[Aim of the task]: Find the string "React" and gather every line that holds it.

[Dataset excerpt]:

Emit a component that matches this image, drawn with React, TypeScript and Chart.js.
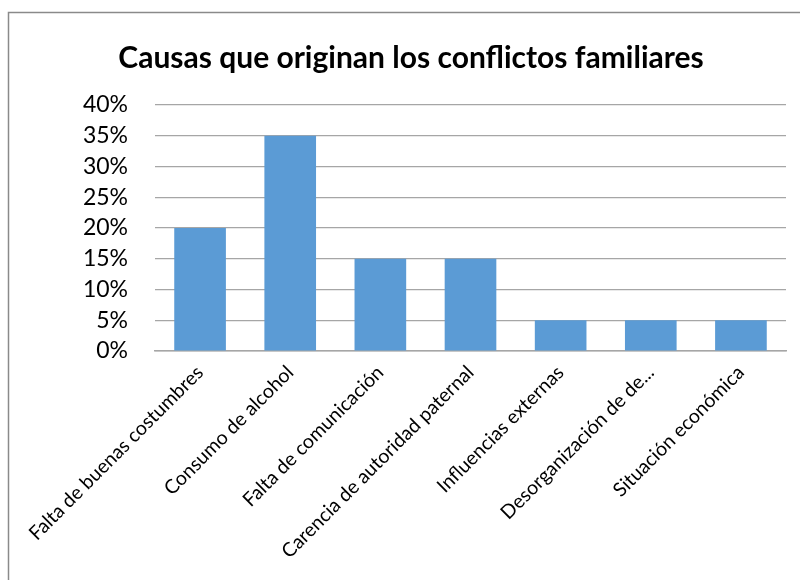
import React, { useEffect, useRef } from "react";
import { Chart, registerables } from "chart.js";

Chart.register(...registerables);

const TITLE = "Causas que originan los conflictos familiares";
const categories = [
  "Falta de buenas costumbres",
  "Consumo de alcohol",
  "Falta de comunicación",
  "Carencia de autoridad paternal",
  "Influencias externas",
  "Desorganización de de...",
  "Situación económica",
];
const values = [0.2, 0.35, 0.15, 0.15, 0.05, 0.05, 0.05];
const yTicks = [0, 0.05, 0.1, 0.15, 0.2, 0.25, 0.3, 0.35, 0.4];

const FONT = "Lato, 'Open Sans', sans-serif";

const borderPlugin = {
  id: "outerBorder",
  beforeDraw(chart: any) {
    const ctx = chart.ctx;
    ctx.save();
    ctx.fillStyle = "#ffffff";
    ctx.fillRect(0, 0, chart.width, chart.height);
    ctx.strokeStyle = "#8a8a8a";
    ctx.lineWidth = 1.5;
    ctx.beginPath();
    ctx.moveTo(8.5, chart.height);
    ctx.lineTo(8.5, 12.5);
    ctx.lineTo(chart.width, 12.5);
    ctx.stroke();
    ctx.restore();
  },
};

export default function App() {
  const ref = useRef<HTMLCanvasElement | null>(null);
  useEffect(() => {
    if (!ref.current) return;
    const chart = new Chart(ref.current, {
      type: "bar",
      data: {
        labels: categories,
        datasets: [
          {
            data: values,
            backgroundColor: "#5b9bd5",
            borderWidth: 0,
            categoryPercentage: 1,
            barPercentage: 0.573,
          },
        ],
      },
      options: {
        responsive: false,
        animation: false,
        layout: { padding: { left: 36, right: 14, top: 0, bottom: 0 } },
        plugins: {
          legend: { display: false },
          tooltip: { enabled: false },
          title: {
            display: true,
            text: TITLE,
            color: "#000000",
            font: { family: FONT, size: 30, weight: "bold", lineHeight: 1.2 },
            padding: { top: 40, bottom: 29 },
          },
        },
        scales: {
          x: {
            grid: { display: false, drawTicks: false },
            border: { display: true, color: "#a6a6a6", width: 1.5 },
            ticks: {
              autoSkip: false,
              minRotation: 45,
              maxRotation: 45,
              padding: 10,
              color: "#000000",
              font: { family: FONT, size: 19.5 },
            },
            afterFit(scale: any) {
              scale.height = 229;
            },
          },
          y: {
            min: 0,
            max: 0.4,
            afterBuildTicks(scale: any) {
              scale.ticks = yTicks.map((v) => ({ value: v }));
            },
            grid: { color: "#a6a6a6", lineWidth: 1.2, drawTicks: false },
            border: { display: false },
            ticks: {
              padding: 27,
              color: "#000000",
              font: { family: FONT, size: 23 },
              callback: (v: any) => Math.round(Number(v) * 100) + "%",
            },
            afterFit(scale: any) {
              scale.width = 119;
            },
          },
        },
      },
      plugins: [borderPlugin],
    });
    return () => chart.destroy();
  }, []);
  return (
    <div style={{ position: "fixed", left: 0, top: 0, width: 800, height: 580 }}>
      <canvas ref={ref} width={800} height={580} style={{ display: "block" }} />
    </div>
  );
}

[Written response]:
Emit a component that matches this image, drawn with React, TypeScript and Chart.js.
import React, { useEffect, useRef } from "react";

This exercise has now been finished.